The Atlantic Sunrise project, a nearly $3 billion pipeline expansion, cleared a regulatory hurdle last week after the Federal Energy Regulatory Commission found that the scheme would result in a “less-than-significant” environmental impact.
The FERC’s decision represents a victory for the pipeline’s owner Williams Partners, which plans to invest approximately $1.9 billion in the project.
“The final Environmental Impact Statement underscores our collaborative efforts to design the Atlantic Sunrise project in a manner that minimises environmental impacts, while fulfilling the critical need of connecting consumers all along the East Coast with abundant, cost-effective Pennsylvania natural gas supplies,” said Rory Miller, senior vice-president of Williams Partners’ Atlantic-Gulf operating area.
Atlantic Sunrise looks to expand the 10,500-mile Transco pipeline, which transports natural gas from the Gulf Coast to states on the Eastern Seaboard, adding 199.4 miles of pipeline. Williams expects the commission’s final decision on the project early this year and hopes to begin construction by mid-2017.
Williams has said the project’s construction will support an estimated 8,000 jobs in 10 Pennsylvania counties, giving the area’s economy a $1.6 billion boost. Some environmental groups, however, oppose the expansion, claiming it will disrupt farms, woodlands and homes, and could put the area’s groundwater at risk. The FERC weighed that any adverse impact would be manageable.

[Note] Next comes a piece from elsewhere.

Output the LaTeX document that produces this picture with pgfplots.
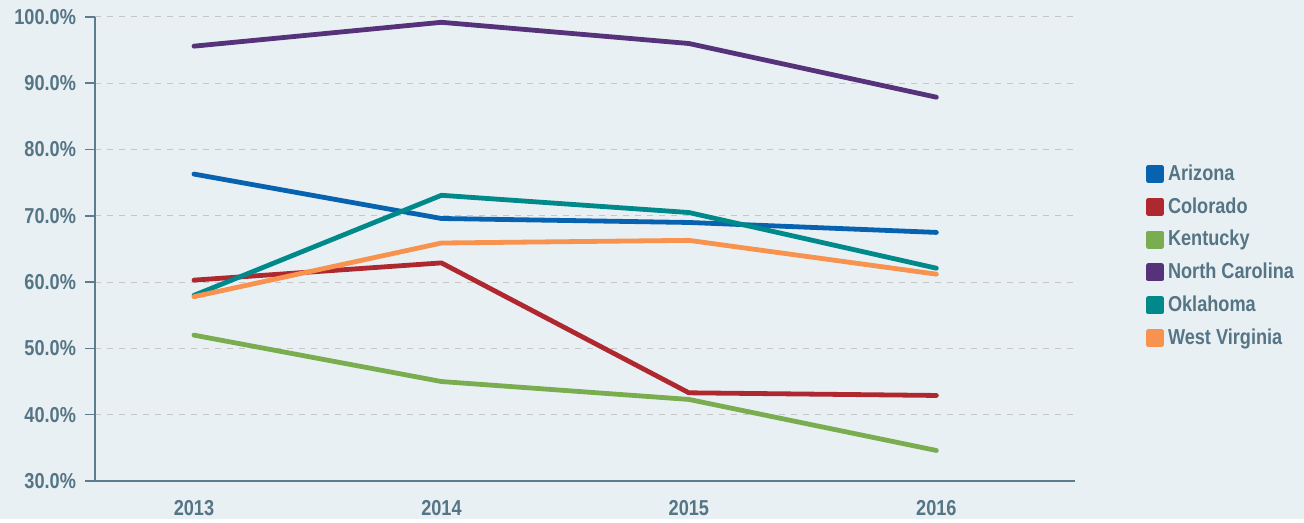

“The FERC staff concludes that approval of the project would result in some adverse environmental impacts,” the final EIS stated. “However, most of these impacts would be reduced to less-than-significant levels with the implementation of Transco’s proposed mitigation and the additional measures recommended in the final EIS.”

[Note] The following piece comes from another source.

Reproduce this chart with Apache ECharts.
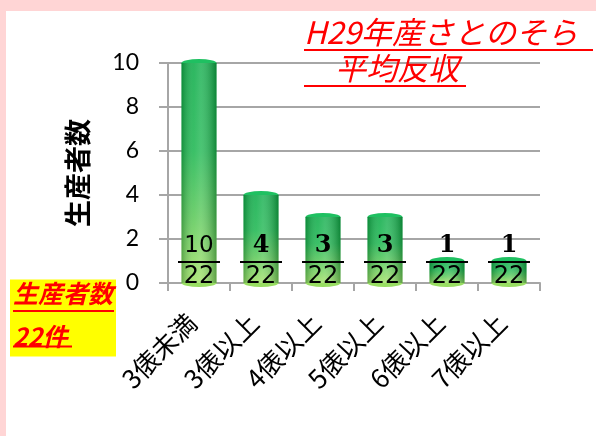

The proposed project will expand existing pipeline in Pennsylvania, Maryland, Virginia, North Carolina and South Carolina and aims to increase natural gas deliveries by 1.7 billion cubic feet per day.
The news comes six months after Williams Companies, parent of Williams Partners, went through a management reshuffle following its $37.7 billion failed merger with Energy Transfer Equities, which would have created the largest energy infrastructure group in the US. The highest-profile move saw Kathleen Cooper, formerly a director and audit committee member, replace Frank MacInnis as board chairman of the group.